San Francisco pays tribute to late Sen. Dianne Feinstein

The City of San Francisco is saying farewell to a favorite daughter, former mayor and senator Dianne Feinstein.

The late senator's casket arrived at San Francisco's City Hall shortly after 8 a.m. with an honor guard accompanying the late senator's remains. 

The senator's family arrived shortly after.

Among those saying their farewells was Speaker Emerita Nancy Pelosi.

Pelosi remembered a resolute Sen. Dianne Feinstein, who still managed to show her gentle nature. 

"I was thinking of the words during the night about how gentle she was but how strategic she was," said Pelosi. "She knew her purpose and she did things on her own terms, but she always did them with gentleness."
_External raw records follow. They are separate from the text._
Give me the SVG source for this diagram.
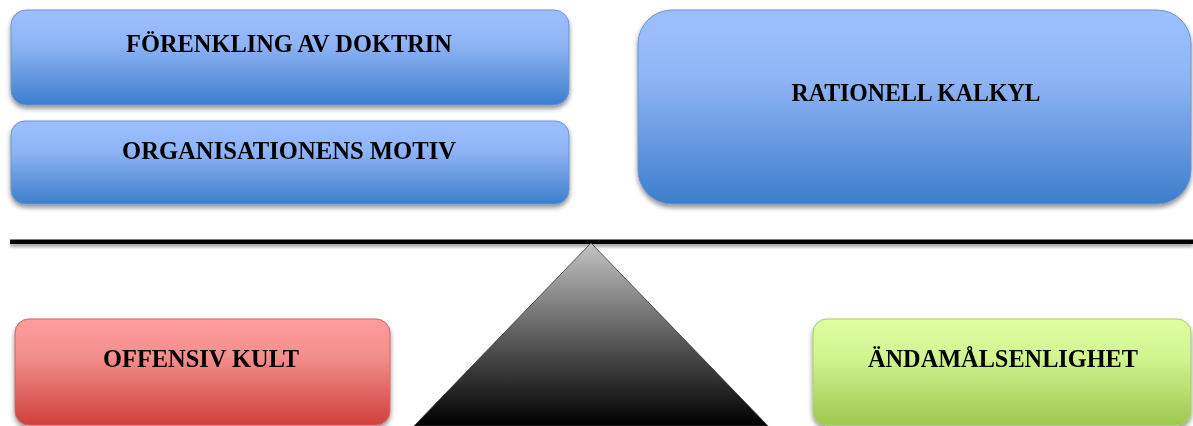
<svg xmlns="http://www.w3.org/2000/svg" width="1193" height="426" viewBox="0 0 1193 426">
<defs>
<linearGradient id="gBlue" x1="0" y1="0" x2="0" y2="1">
<stop offset="0" stop-color="#9cc0ff"/>
<stop offset="0.35" stop-color="#90b5f6"/>
<stop offset="1" stop-color="#3d7ecc"/>
</linearGradient>
<linearGradient id="gRed" x1="0" y1="0" x2="0" y2="1">
<stop offset="0" stop-color="#ff9c9c"/>
<stop offset="0.35" stop-color="#f38f8d"/>
<stop offset="1" stop-color="#d0403c"/>
</linearGradient>
<linearGradient id="gGreen" x1="0" y1="0" x2="0" y2="1">
<stop offset="0" stop-color="#ddff9f"/>
<stop offset="0.35" stop-color="#d2f592"/>
<stop offset="1" stop-color="#9fc74e"/>
</linearGradient>
<linearGradient id="gTri" x1="0" y1="0" x2="0" y2="1">
<stop offset="0" stop-color="#c4c4c4"/>
<stop offset="0.55" stop-color="#555"/>
<stop offset="1" stop-color="#000"/>
</linearGradient>
<filter id="sh" x="-5%" y="-10%" width="110%" height="130%">
<feGaussianBlur in="SourceAlpha" stdDeviation="2.5"/>
<feOffset dx="0" dy="3" result="b"/>
<feComponentTransfer><feFuncA type="linear" slope="0.45"/></feComponentTransfer>
<feMerge><feMergeNode/><feMergeNode in="SourceGraphic"/></feMerge>
</filter>
<filter id="shL" filterUnits="userSpaceOnUse" x="0" y="230" width="1193" height="30">
<feGaussianBlur in="SourceAlpha" stdDeviation="1.5"/>
<feOffset dx="0" dy="3" result="b"/>
<feComponentTransfer><feFuncA type="linear" slope="0.35"/></feComponentTransfer>
<feMerge><feMergeNode/><feMergeNode in="SourceGraphic"/></feMerge>
</filter>
</defs>
<style>
.lbl{font-family:"Liberation Serif","DejaVu Serif",serif;font-weight:bold;font-size:25px;fill:#000;text-anchor:middle}
.blue{fill:url(#gBlue);stroke:#6c93d0;stroke-width:1}
.red{fill:url(#gRed);stroke:#c66;stroke-width:1}
.green{fill:url(#gGreen);stroke:#a8cc70;stroke-width:1}
</style>
<rect width="1193" height="426" fill="#fff"/>
<g id="connectors">
<rect x="10" y="239.5" width="1183" height="4.5" fill="#000" filter="url(#shL)"/>
<polygon id="fulcrum" points="591,243 768,426 414,426" fill="url(#gTri)" stroke="#333" stroke-width="0.8"/>
</g>
<g id="n1" filter="url(#sh)">
<rect class="blue" x="11" y="10" width="558" height="95" rx="15"/>
<text class="lbl" x="289" y="52" textLength="326" lengthAdjust="spacingAndGlyphs">FÖRENKLING AV DOKTRIN</text>
</g>
<g id="n2" filter="url(#sh)">
<rect class="blue" x="11" y="121" width="558" height="83" rx="14"/>
<text class="lbl" x="289" y="159" textLength="334" lengthAdjust="spacingAndGlyphs">ORGANISATIONENS MOTIV</text>
</g>
<g id="n3" filter="url(#sh)">
<rect class="blue" x="638" y="10" width="553" height="194" rx="34"/>
<text class="lbl" x="916" y="101" textLength="249" lengthAdjust="spacingAndGlyphs">RATIONELL KALKYL</text>
</g>
<g id="n4" filter="url(#sh)">
<rect class="red" x="15" y="319" width="375" height="106" rx="14"/>
<text class="lbl" x="201" y="367" textLength="196" lengthAdjust="spacingAndGlyphs">OFFENSIV KULT</text>
</g>
<g id="n5" filter="url(#sh)">
<rect class="green" x="813" y="319" width="378" height="106" rx="14"/>
<text class="lbl" x="1003" y="367" textLength="270" lengthAdjust="spacingAndGlyphs">ÄNDAMÅLSENLIGHET</text>
</g>
</svg>
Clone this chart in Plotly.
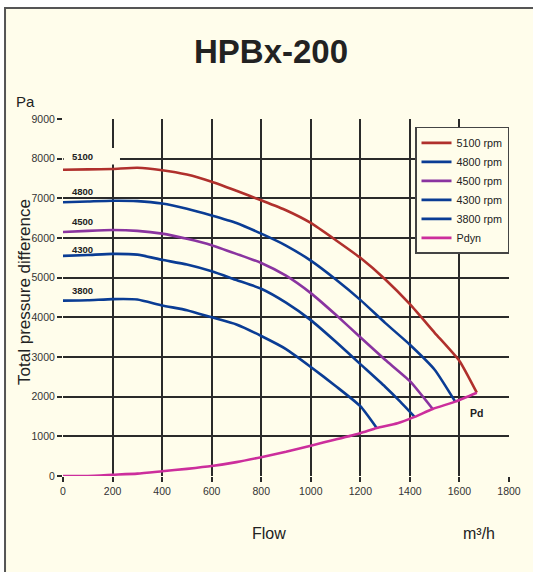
import plotly.graph_objects as go

# ---- data ----
flow_5100 = [0, 100, 200, 300, 400, 500, 600, 700, 800, 900, 1000, 1100, 1200, 1300, 1400, 1500, 1600, 1670]
p_5100 = [7720, 7730, 7740, 7770, 7710, 7600, 7420, 7190, 6950, 6700, 6380, 5950, 5500, 4960, 4330, 3610, 2900, 2100]

flow_4800 = [0, 100, 200, 300, 400, 500, 600, 700, 800, 900, 1000, 1100, 1200, 1300, 1400, 1500, 1583]
p_4800 = [6900, 6920, 6940, 6930, 6870, 6740, 6570, 6380, 6110, 5810, 5430, 4960, 4440, 3860, 3310, 2680, 1875]

flow_4500 = [0, 100, 200, 300, 400, 500, 600, 700, 800, 900, 1000, 1100, 1200, 1300, 1400, 1492]
p_4500 = [6150, 6180, 6200, 6180, 6110, 5980, 5820, 5600, 5370, 5050, 4610, 4070, 3500, 2930, 2390, 1690]

flow_4300 = [0, 100, 200, 300, 400, 500, 600, 700, 800, 900, 1000, 1100, 1200, 1300, 1360, 1419]
p_4300 = [5550, 5570, 5600, 5580, 5450, 5330, 5160, 4940, 4720, 4370, 3930, 3390, 2820, 2250, 1880, 1490]

flow_3800 = [0, 100, 200, 300, 400, 500, 600, 700, 800, 900, 1000, 1100, 1200, 1266]
p_3800 = [4420, 4430, 4460, 4450, 4300, 4180, 4000, 3820, 3530, 3200, 2750, 2270, 1760, 1210]

flow_pdyn = [0, 100, 200, 300, 400, 500, 600, 700, 800, 900, 1000, 1100, 1200, 1266, 1350, 1419, 1492, 1583, 1670]
p_pdyn = [0, 0, 30, 60, 120, 180, 250, 350, 475, 610, 765, 920, 1080, 1210, 1330, 1490, 1690, 1875, 2100]

series = [
    ("5100 rpm", flow_5100, p_5100, "#B0302C"),
    ("4800 rpm", flow_4800, p_4800, "#0A3C94"),
    ("4500 rpm", flow_4500, p_4500, "#8A34A0"),
    ("4300 rpm", flow_4300, p_4300, "#0A3C94"),
    ("3800 rpm", flow_3800, p_3800, "#0A3C94"),
    ("Pdyn", flow_pdyn, p_pdyn, "#CC2E9C"),
]

curve_labels = ["5100", "4800", "4500", "4300", "3800"]
curve_label_y = [8050, 7180, 6420, 5720, 4670]

x_ticks = [0, 200, 400, 600, 800, 1000, 1200, 1400, 1600, 1800]
y_ticks = [0, 1000, 2000, 3000, 4000, 5000, 6000, 7000, 8000, 9000]

CREAM = "#FFFDEB"
GRID = "#2a2a2a"
FONT = "Liberation Sans Narrow, Liberation Sans, Arial, sans-serif"
SANS = "Liberation Sans, Arial, sans-serif"

fig = go.Figure()
for name, fx, py, col in series:
    fig.add_trace(go.Scatter(x=fx, y=py, mode="lines", name=name,
                             line=dict(color=col, width=2.6, shape="spline", smoothing=0.5)))

# background panel
fig.add_shape(type="rect", xref="paper", yref="paper", x0=-0.13, x1=1.2, y0=-0.5, y1=1.311,
              fillcolor=CREAM, line=dict(color="#555555", width=2), layer="below")
# box behind the first curve label (hides grid lines there)
fig.add_shape(type="rect", xref="x", yref="y", x0=3, x1=230, y0=7850, y1=8270,
              fillcolor=CREAM, line=dict(width=0), layer="between")

annotations = []
for lab, ly in zip(curve_labels, curve_label_y):
    annotations.append(dict(x=30, y=ly, xref="x", yref="y", text="<b>" + lab + "</b>",
                            showarrow=False, xanchor="left", yanchor="middle",
                            font=dict(size=9.5, color="#222222", family=FONT)))
annotations += [
    dict(x=0.466, y=1.190, xref="paper", yref="paper", text="<b>HPBx-200</b>", showarrow=False,
         font=dict(size=33, color="#222222", family=SANS), xanchor="center", yanchor="middle"),
    dict(x=-0.084, y=1.048, xref="paper", yref="paper", text="Pa", showarrow=False,
         font=dict(size=15, color="#222222", family=SANS), xanchor="center", yanchor="middle"),
    dict(x=-0.088, y=0.515, xref="paper", yref="paper", text="Total pressure difference", showarrow=False,
         textangle=-90, font=dict(size=17, color="#222222", family=SANS),
         xanchor="center", yanchor="middle"),
    dict(x=0.463, y=-0.160, xref="paper", yref="paper", text="Flow", showarrow=False,
         font=dict(size=16, color="#222222", family=SANS), xanchor="center", yanchor="middle"),
    dict(x=0.933, y=-0.160, xref="paper", yref="paper", text="m³/h", showarrow=False,
         font=dict(size=16, color="#222222", family=SANS), xanchor="center", yanchor="middle"),
    dict(x=1635, y=1800, xref="x", yref="y", text="<b>Pd</b>", showarrow=False,
         font=dict(size=10.5, color="#222222", family=FONT), xanchor="left", yanchor="top"),
]

fig.update_layout(
    width=533, height=572,
    margin=dict(l=63, r=24, t=119, b=96),
    paper_bgcolor="white", plot_bgcolor=CREAM,
    showlegend=True,
    legend=dict(x=1.0, y=0.978, xanchor="right", yanchor="top",
                bgcolor=CREAM, bordercolor="#444444", borderwidth=1.5,
                font=dict(size=10.8, color="#222222", family=FONT),
                itemwidth=30, tracegroupgap=0),
    annotations=annotations,
    xaxis=dict(range=[0, 1800], tickvals=x_ticks, ticktext=[str(v) for v in x_ticks],
               showgrid=True, gridcolor=GRID, gridwidth=1.8, zeroline=False, showline=False,
               ticks="outside", ticklen=5, tickcolor=GRID, tickwidth=1.5,
               tickfont=dict(size=10.5, color="#333333", family=FONT), fixedrange=True),
    yaxis=dict(range=[0, 9000], tickvals=y_ticks, ticktext=[str(v) for v in y_ticks],
               showgrid=True, gridcolor=GRID, gridwidth=1.8, zeroline=False, showline=False,
               ticks="outside", ticklen=5, tickcolor=GRID, tickwidth=1.5,
               tickfont=dict(size=10.5, color="#333333", family=FONT), fixedrange=True),
)

fig.write_html("out.html", config={"displayModeBar": False},
               post_script="document.body.style.margin='0';document.body.style.overflow='hidden';")
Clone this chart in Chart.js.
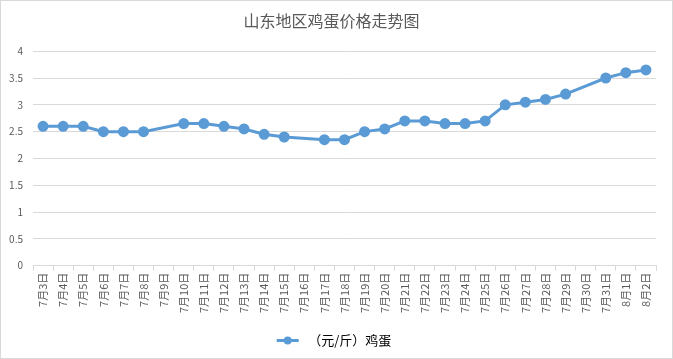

Feinstein served as the city's first female mayor from 1978 to 1988, a seat now occupied by London Breed, who reflected on the senator's lasting impression on the office and the City of San Francisco. 

"We have, you know, had guests and people come up, her stature is upstairs," said Breed. "Flowers have been pouring in, and you still feel her presence because of how actively engaged she was."

A procession of city workers in uniform, staff and friends of Feinstein made their way past her casket and into the south light court where they signed condolence books. 

"Working for her was just the privilege of a lifetime," said former staffer Abby Ellis. "She governed and thought about public service in a way that I think you don't see anymore in politicians."

SEE ALSO: In-person SF city hall services will be closed during Sen. Feinstein memorial

Those whom she mentored said she always expected the best out of her staff and always made time for them. 

"You know I worked for her almost 20 years ago, and she's been a mentor, and we've kept in touch that entire time," said former staffer Ahmad Thomas.

"Checking on my wife and my kids, sending thoughtful notes. Always there for mentorship and advice."

The public began lining up long before the doors opened at 9 a.m. saying even if they didn't personally know the late senator, she had an impact on their lives. 

"I just felt like it was my duty as a citizen to come and pay my respects," said Terry Webber.

"The work that she'd done is so wonderful, and she's truly going to be missed," said Lajuana Washington. "You know, she's really going to be missed. I just really loved her and inspired her a lot."

Mourners will be able to come by City Hall and pay their respects throughout the day until 7 p.m. The senator is set to be laid to rest Thursday.